Task requirements
List each line of the data that holds the string "page", please.

=== Data block ===

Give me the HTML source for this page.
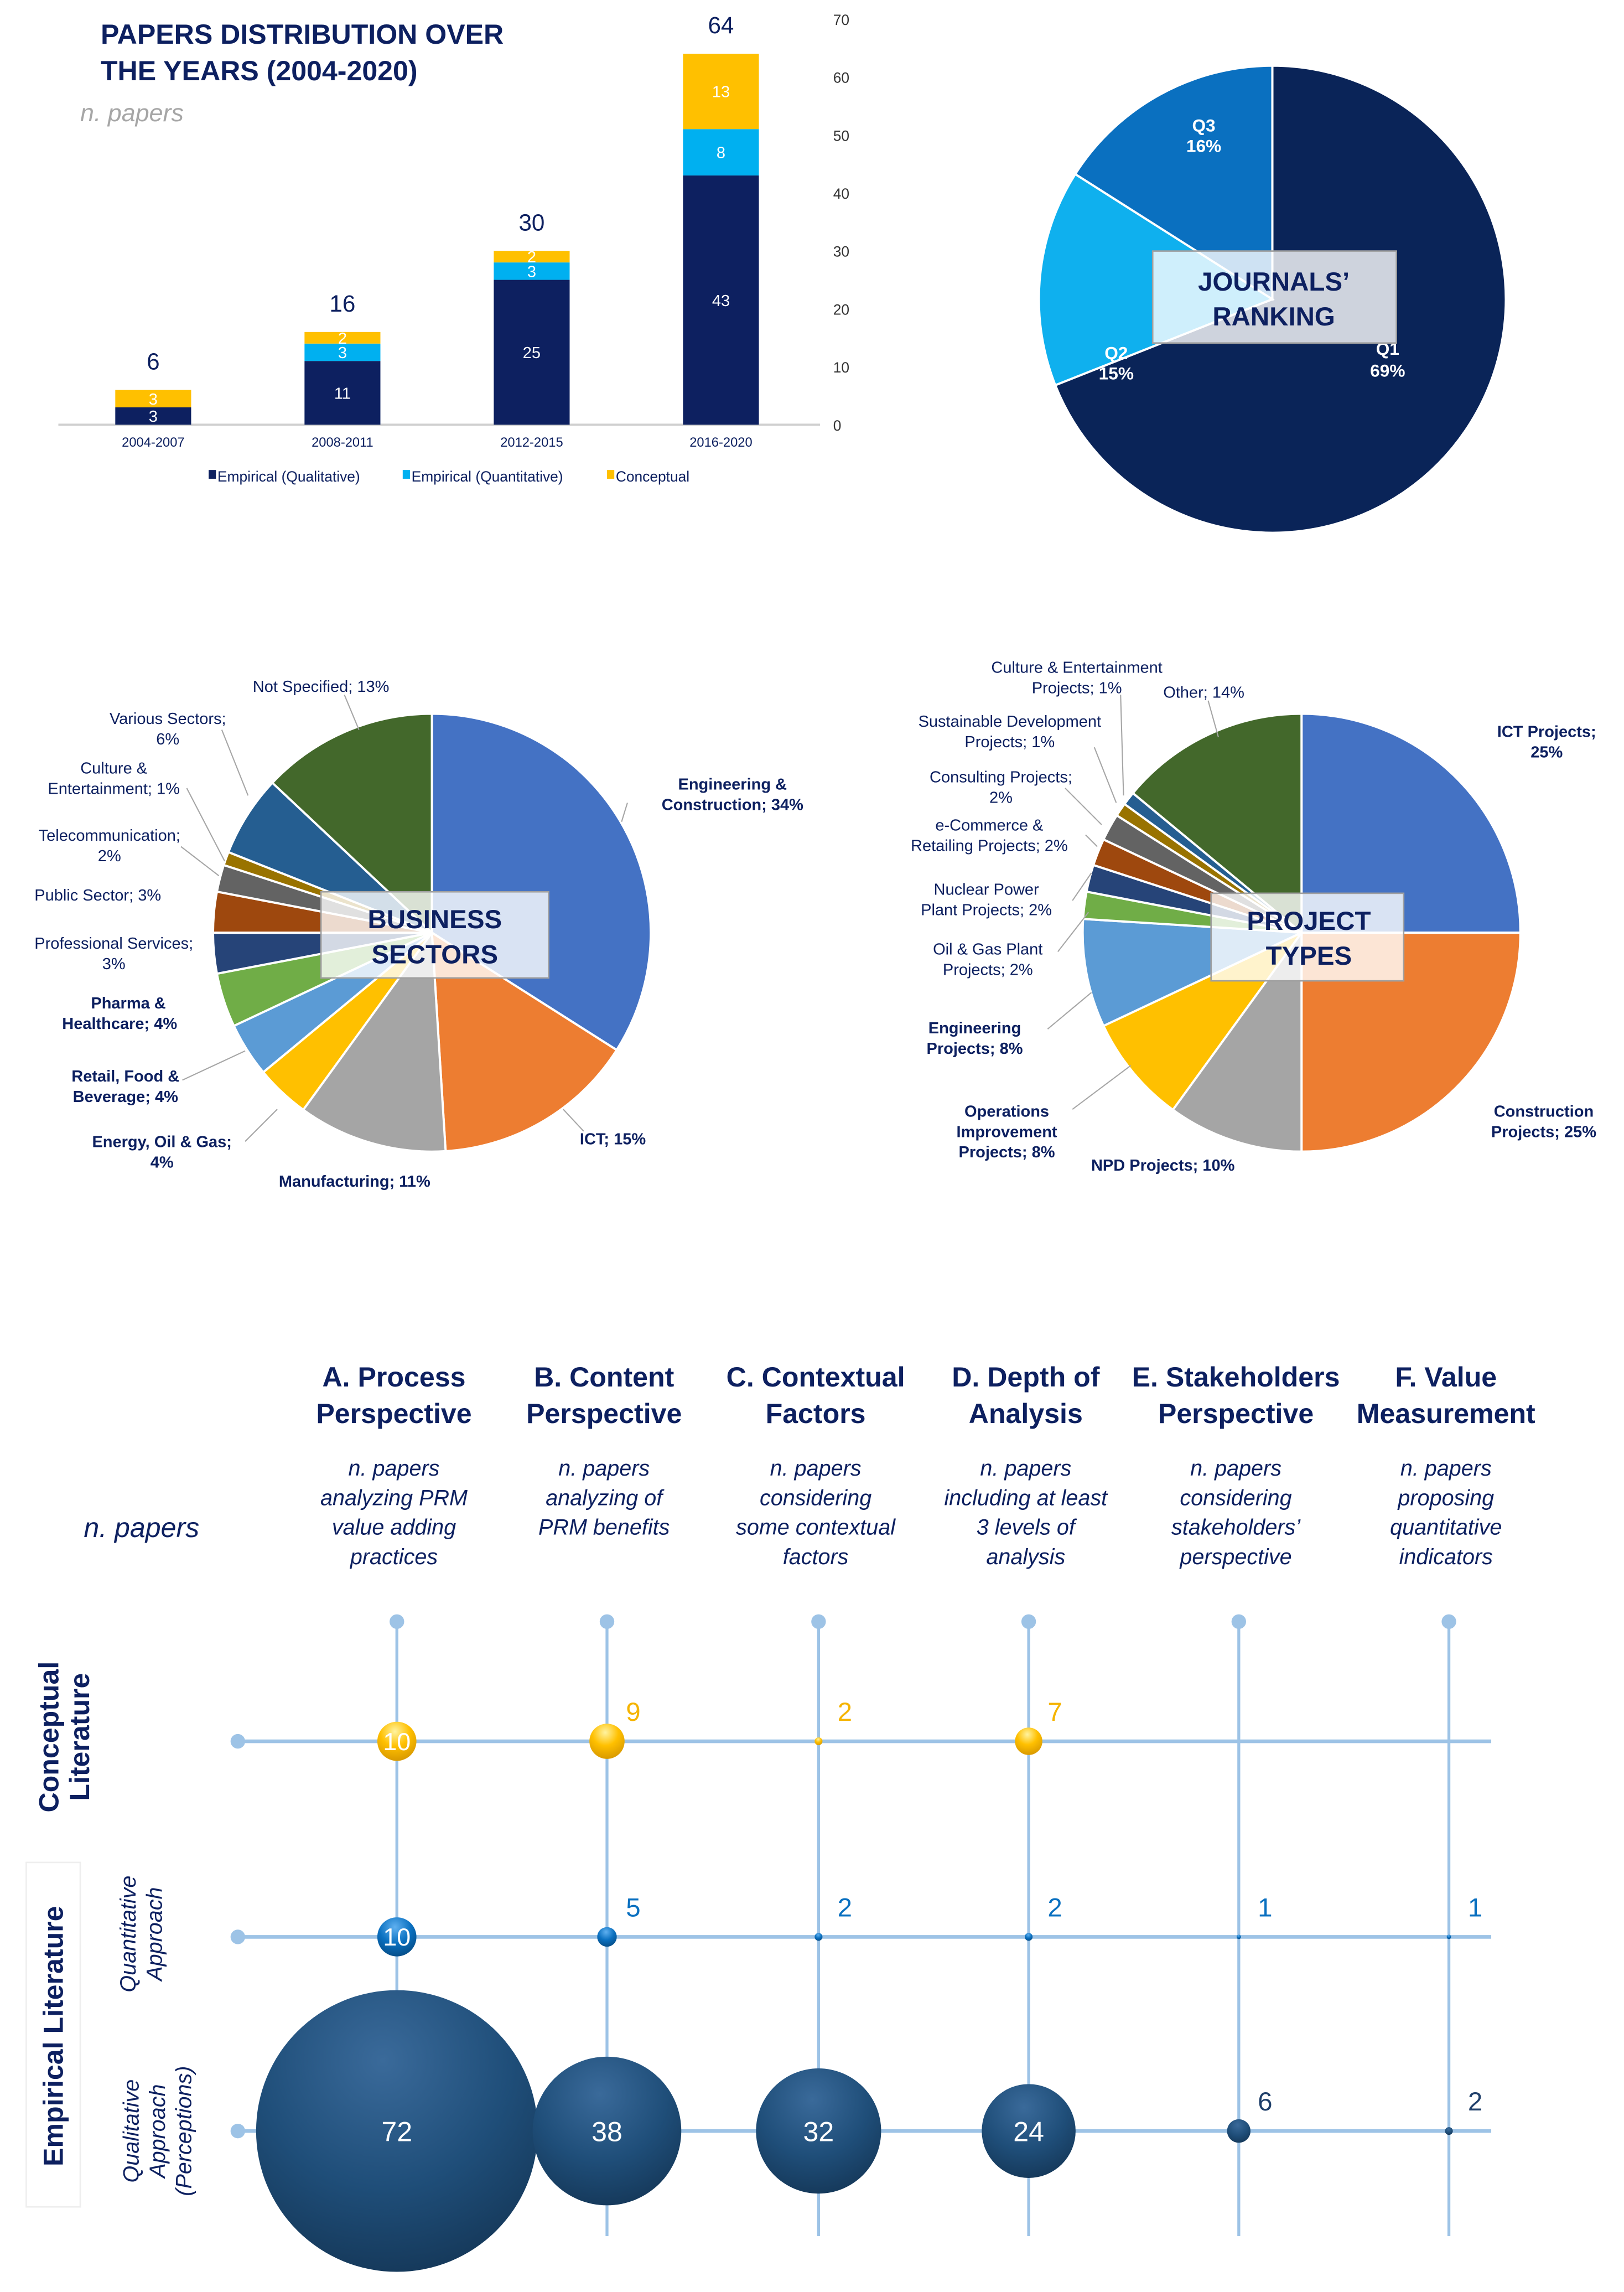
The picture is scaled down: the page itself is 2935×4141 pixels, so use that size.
<!DOCTYPE html>
<html><head><meta charset="utf-8">
<style>
html,body{margin:0;padding:0;background:#fff;}
svg{display:block;font-family:"Liberation Sans",sans-serif;}
</style></head>
<body>
<svg id="root" xmlns="http://www.w3.org/2000/svg" width="2935" height="4141" viewBox="0 0 1113 1570.3" preserveAspectRatio="none">
<defs>
 <radialGradient id="gNavy" cx="45%" cy="25%" r="75%"><stop offset="0" stop-color="#3a6a9a"/><stop offset="0.6" stop-color="#1f4e79"/><stop offset="1" stop-color="#163a5c"/></radialGradient>
 <radialGradient id="gYel" cx="45%" cy="25%" r="75%"><stop offset="0" stop-color="#fff3a0"/><stop offset="0.5" stop-color="#ffc000"/><stop offset="1" stop-color="#d99a00"/></radialGradient>
 <radialGradient id="gBlue" cx="45%" cy="25%" r="75%"><stop offset="0" stop-color="#5fb0f0"/><stop offset="0.55" stop-color="#0a70c0"/><stop offset="1" stop-color="#064f8a"/></radialGradient>
</defs>
<rect width="1113" height="1570.3" fill="#fff"/>

<!-- Bar chart -->
<g id="bar">
 <text x="69" y="30" font-size="19" font-weight="bold" fill="#0d2060">PAPERS DISTRIBUTION OVER</text>
 <text x="69" y="55" font-size="19" font-weight="bold" fill="#0d2060">THE YEARS (2004-2020)</text>
 <text x="55" y="83" font-size="17" font-style="italic" fill="#a6a6a6">n. papers</text>
 <line x1="40" y1="291" x2="562" y2="291" stroke="#d0d0d0" stroke-width="1.5"/>
 <g id="legend">
  <rect x="143" y="322" width="5" height="6" fill="#0d2060"/>
  <text x="149" y="330" font-size="10" fill="#0d2060">Empirical (Qualitative)</text>
  <rect x="276" y="322" width="5" height="6" fill="#00b0f0"/>
  <text x="282" y="330" font-size="10" fill="#0d2060">Empirical (Quantitative)</text>
  <rect x="416" y="322" width="5" height="6" fill="#ffc000"/>
  <text x="422" y="330" font-size="10" fill="#0d2060">Conceptual</text>
 </g>
</g>

<!-- Journals pie -->
<g id="jpie"></g>
<g font-weight="bold" font-size="12" fill="#fff" text-anchor="middle">
 <text x="825" y="90">Q3</text>
 <text x="825" y="104">16%</text>
 <text x="765" y="246">Q2</text>
 <text x="765" y="260">15%</text>
 <text x="951" y="243">Q1</text>
 <text x="951" y="258">69%</text>
</g>
<rect x="790" y="172" width="167" height="63" fill="#fff" fill-opacity="0.8" stroke="#a0a0a0" stroke-width="1"/>
<text x="873" y="199" font-size="18" font-weight="bold" fill="#0d2060" text-anchor="middle">JOURNALS’</text>
<text x="873" y="223" font-size="18" font-weight="bold" fill="#0d2060" text-anchor="middle">RANKING</text>

<!-- Business sectors pie -->
<g id="bpie"></g>
<g stroke="#a6a6a6" stroke-width="0.8" fill="none">
 <line x1="236" y1="476" x2="246" y2="500"/>
 <line x1="152" y1="500" x2="170" y2="545"/>
 <line x1="128" y1="540" x2="154" y2="590"/>
 <line x1="124" y1="580" x2="150" y2="600"/>
 <line x1="400" y1="775" x2="386" y2="760"/>
 <line x1="168" y1="782" x2="190" y2="760"/>
 <line x1="125" y1="740" x2="168" y2="720"/>
 <line x1="430" y1="550" x2="426" y2="563"/>
</g>
<g font-size="11" fill="#0d2060" text-anchor="middle">
 <text x="502" y="541" font-weight="bold">Engineering &amp;</text>
 <text x="502" y="555" font-weight="bold">Construction; 34%</text>
 <text x="420" y="784" font-weight="bold">ICT; 15%</text>
 <text x="243" y="813" font-weight="bold">Manufacturing; 11%</text>
 <text x="111" y="786" font-weight="bold">Energy, Oil &amp; Gas;</text>
 <text x="111" y="800" font-weight="bold">4%</text>
 <text x="86" y="741" font-weight="bold">Retail, Food &amp;</text>
 <text x="86" y="755" font-weight="bold">Beverage; 4%</text>
 <text x="88" y="691" font-weight="bold">Pharma &amp;</text>
 <text x="82" y="705" font-weight="bold">Healthcare; 4%</text>
 <text x="78" y="650">Professional Services;</text>
 <text x="78" y="664">3%</text>
 <text x="67" y="617">Public Sector; 3%</text>
 <text x="75" y="576">Telecommunication;</text>
 <text x="75" y="590">2%</text>
 <text x="78" y="530">Culture &amp;</text>
 <text x="78" y="544">Entertainment; 1%</text>
 <text x="115" y="496">Various Sectors;</text>
 <text x="115" y="510">6%</text>
 <text x="220" y="474">Not Specified; 13%</text>
</g>
<rect x="220" y="611" width="156" height="59" fill="#fff" fill-opacity="0.8" stroke="#a0a0a0" stroke-width="1"/>
<text x="298" y="636" font-size="18" font-weight="bold" fill="#0d2060" text-anchor="middle">BUSINESS</text>
<text x="298" y="660" font-size="18" font-weight="bold" fill="#0d2060" text-anchor="middle">SECTORS</text>

<!-- Project types pie -->
<g id="ppie"></g>
<g stroke="#a6a6a6" stroke-width="0.8" fill="none">
 <line x1="768" y1="476" x2="770" y2="545"/>
 <line x1="750" y1="512" x2="765" y2="550"/>
 <line x1="730" y1="540" x2="755" y2="565"/>
 <line x1="744" y1="572" x2="752" y2="580"/>
 <line x1="735" y1="617" x2="748" y2="598"/>
 <line x1="725" y1="652" x2="746" y2="625"/>
 <line x1="718" y1="705" x2="748" y2="680"/>
 <line x1="735" y1="760" x2="775" y2="730"/>
 <line x1="828" y1="480" x2="835" y2="505"/>
</g>
<g font-size="11" fill="#0d2060" text-anchor="middle">
 <text x="1060" y="505" font-weight="bold">ICT Projects;</text>
 <text x="1060" y="519" font-weight="bold">25%</text>
 <text x="1058" y="765" font-weight="bold">Construction</text>
 <text x="1058" y="779" font-weight="bold">Projects; 25%</text>
 <text x="797" y="802" font-weight="bold">NPD Projects; 10%</text>
 <text x="690" y="765" font-weight="bold">Operations</text>
 <text x="690" y="779" font-weight="bold">Improvement</text>
 <text x="690" y="793" font-weight="bold">Projects; 8%</text>
 <text x="668" y="708" font-weight="bold">Engineering</text>
 <text x="668" y="722" font-weight="bold">Projects; 8%</text>
 <text x="677" y="654">Oil &amp; Gas Plant</text>
 <text x="677" y="668">Projects; 2%</text>
 <text x="676" y="613">Nuclear Power</text>
 <text x="676" y="627">Plant Projects; 2%</text>
 <text x="678" y="569">e-Commerce &amp;</text>
 <text x="678" y="583">Retailing Projects; 2%</text>
 <text x="686" y="536">Consulting Projects;</text>
 <text x="686" y="550">2%</text>
 <text x="692" y="498">Sustainable Development</text>
 <text x="692" y="512">Projects; 1%</text>
 <text x="738" y="461">Culture &amp; Entertainment</text>
 <text x="738" y="475">Projects; 1%</text>
 <text x="825" y="478">Other; 14%</text>
</g>
<rect x="830" y="612" width="132" height="60" fill="#fff" fill-opacity="0.8" stroke="#a0a0a0" stroke-width="1"/>
<text x="897" y="637" font-size="18" font-weight="bold" fill="#0d2060" text-anchor="middle">PROJECT</text>
<text x="897" y="661" font-size="18" font-weight="bold" fill="#0d2060" text-anchor="middle">TYPES</text>

<!-- Bubble matrix -->
<g id="bubble">
 <text x="97" y="1053" font-size="19" font-style="italic" fill="#0d2060" text-anchor="middle">n. papers</text>
 <rect x="18" y="1276" width="37" height="236" fill="#fff" stroke="#eeeeee"/>
 <g transform="translate(48,1190) rotate(-90)">
  <text x="0" y="-8" font-size="19" font-weight="bold" fill="#0d2060" text-anchor="middle">Conceptual</text>
  <text x="0" y="13" font-size="19" font-weight="bold" fill="#0d2060" text-anchor="middle">Literature</text>
 </g>
 <text transform="translate(43,1395) rotate(-90)" font-size="19" font-weight="bold" fill="#0d2060" text-anchor="middle">Empirical Literature</text>
 <g transform="translate(97,1325) rotate(-90)" font-size="15" font-style="italic" fill="#0d2060" text-anchor="middle">
  <text x="0" y="-4">Quantitative</text><text x="0" y="14">Approach</text>
 </g>
 <g transform="translate(108,1460) rotate(-90)" font-size="15" font-style="italic" fill="#0d2060" text-anchor="middle">
  <text x="0" y="-13">Qualitative</text><text x="0" y="5">Approach</text><text x="0" y="23">(Perceptions)</text>
 </g>
</g>

<script>
var NS="http://www.w3.org/2000/svg";
function mk(tag,attrs,parent){var e=document.createElementNS(NS,tag);for(var k in attrs)e.setAttribute(k,attrs[k]);if(parent)parent.appendChild(e);return e;}

// ---- Bar chart data ----
var barCategories=["2004-2007","2008-2011","2012-2015","2016-2020"];
var barQualitative=[3,11,25,43];
var barQuantitative=[0,3,3,8];
var barConceptual=[3,2,2,13];
var barTicks=[0,10,20,30,40,50,60,70];

// ---- Pie data ----
var journalLabels=["Q1","Q2","Q3"];
var journalValues=[69,15,16];
var sectorLabels=["Engineering & Construction","ICT","Manufacturing","Energy, Oil & Gas","Retail, Food & Beverage","Pharma & Healthcare","Professional Services","Public Sector","Telecommunication","Culture & Entertainment","Various Sectors","Not Specified"];
var sectorValues=[34,15,11,4,4,4,3,3,2,1,6,13];
var projectLabels=["ICT Projects","Construction Projects","NPD Projects","Operations Improvement Projects","Engineering Projects","Oil & Gas Plant Projects","Nuclear Power Plant Projects","e-Commerce & Retailing Projects","Consulting Projects","Sustainable Development Projects","Culture & Entertainment Projects","Other"];
var projectValues=[25,25,10,8,8,2,2,2,2,1,1,14];

// ---- Bubble data ----
var bubbleColumns=["A. Process|Perspective","B. Content|Perspective","C. Contextual|Factors","D. Depth of|Analysis","E. Stakeholders|Perspective","F. Value|Measurement"];
var bubbleSubtitles=["n. papers|analyzing PRM|value adding|practices","n. papers|analyzing of|PRM benefits","n. papers|considering|some contextual|factors","n. papers|including at least|3 levels of|analysis","n. papers|considering|stakeholders’|perspective","n. papers|proposing|quantitative|indicators"];
var conceptualValues=[10,9,2,7,0,0];
var quantitativeValues=[10,5,2,2,1,1];
var qualitativeValues=[72,38,32,24,6,2];

// ===== Bar chart =====
(function(){
 var g=document.getElementById('bar');
 var y0=291,unit=278/70,bw=52;
 function ys(v){return y0-v*unit;}
 function xc(i){return 105+i*129.7;}
 barTicks.forEach(function(t){
  var tx=mk('text',{x:571,y:ys(t)+4,'font-size':10,fill:'#333','text-anchor':'start'},g);tx.textContent=t;
  
  
 });
 var series=[[barQualitative,'#0d2060','qualitative'],[barQuantitative,'#00b0f0','quantitative'],[barConceptual,'#ffc000','conceptual']];
 barCategories.forEach(function(c,i){
  var base=0;
  series.forEach(function(s){
   var v=s[0][i]; if(v<=0)return;
   var r=mk('rect',{x:xc(i)-bw/2,y:ys(base+v),width:bw,height:v*unit,fill:s[1]},g);
   
   
   var t=mk('text',{x:xc(i),y:ys(base+v/2)+4,'font-size':11,fill:'#fff','text-anchor':'middle'},g);t.textContent=v;
   
   
   base+=v;
  });
  var tot=mk('text',{x:xc(i),y:ys(base)-14,'font-size':16,fill:'#0d2060','text-anchor':'middle'},g);tot.textContent=base;
  
  
  var cl=mk('text',{x:xc(i),y:306,'font-size':9,fill:'#0d2060','text-anchor':'middle'},g);cl.textContent=c;
  
  
 });
})();

// ===== Pies =====
function drawPie(id,cx,cy,r,vals,labels,colors){
 var g=document.getElementById(id);
 var tot=vals.reduce(function(a,b){return a+b;},0),a=0;
 vals.forEach(function(v,i){
  var a1=a+v/tot*2*Math.PI;
  var x0=cx+r*Math.sin(a),y0=cy-r*Math.cos(a),x1=cx+r*Math.sin(a1),y1=cy-r*Math.cos(a1);
  var large=(a1-a)>Math.PI?1:0;
  var p=mk('path',{d:'M'+cx+','+cy+' L'+x0+','+y0+' A'+r+','+r+' 0 '+large+' 1 '+x1+','+y1+' Z',fill:colors[i],stroke:'#fff','stroke-width':1.5},g);
  
  
  a=a1;
 });
}
var pal=['#4472c4','#ed7d31','#a5a5a5','#ffc000','#5b9bd5','#70ad47','#264478','#9e480e','#636363','#997300','#255e91','#43682b'];
drawPie('jpie',872,205,160,journalValues,journalLabels,['#0a2458','#0fb0ee','#0a70c0']);
drawPie('bpie',296,639,150,sectorValues,sectorLabels,pal);
drawPie('ppie',892,639,150,projectValues,projectLabels,pal);

// ===== Bubble matrix =====
(function(){
 var g=document.getElementById('bubble');
 var cols=[272,416,561,705,849,993], rows=[1193,1327,1460];
 bubbleColumns.forEach(function(h,i){
  h.split('|').forEach(function(l,k){
   var t=mk('text',{x:cols[i]-2,y:950+k*25,'font-size':19,'font-weight':'bold',fill:'#0d2060','text-anchor':'middle'},g);t.textContent=l;
   
   
  });
  bubbleSubtitles[i].split('|').forEach(function(l,k){
   var t=mk('text',{x:cols[i]-2,y:1011+k*20.2,'font-size':15,'font-style':'italic',fill:'#0d2060','text-anchor':'middle'},g);t.textContent=l;
   
   
  });
 });
 cols.forEach(function(x){
  var l=mk('line',{x1:x,y1:1111,x2:x,y2:1532,stroke:'#9dc3e6','stroke-width':2},g);
  
  
  var d=mk('circle',{cx:x,cy:1111,r:5,fill:'#9dc3e6'},g);
  
  
 });
 rows.forEach(function(y){
  var l=mk('line',{x1:163,y1:y,x2:1022,y2:y,stroke:'#9dc3e6','stroke-width':2.5},g);
  
  
  var d=mk('circle',{cx:163,cy:y,r:5,fill:'#9dc3e6'},g);
  
  
 });
 var rowSets=[[conceptualValues,'url(#gYel)','#f5b400','conceptual'],[quantitativeValues,'url(#gBlue)','#0a70c0','quantitative'],[qualitativeValues,'url(#gNavy)','#1f3f6a','qualitative']];
 rowSets.forEach(function(rs,ri){
  rs[0].forEach(function(v,ci){
   if(v<=0)return;
   var r=1.34*v,x=cols[ci],y=rows[ri];
   var c=mk('circle',{cx:x,cy:y,r:Math.max(r,1.5),fill:rs[1]},g);
   
   
   var t;
   if(r>=12.5){
    t=mk('text',{x:x,y:y+(r>30?7:6),'font-size':r>30?19:17,fill:'#fff','text-anchor':'middle'},g);
   } else {
    t=mk('text',{x:x+18,y:y-14,'font-size':18,fill:rs[2],'text-anchor':'middle'},g);
   }
   t.textContent=v;
   
   
  });
 });
})();
</script>
</svg>
</body></html>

===

Task output
Give me the HTML source for this page.
The picture is scaled down: the page itself is 2935×4141 pixels, so use that size.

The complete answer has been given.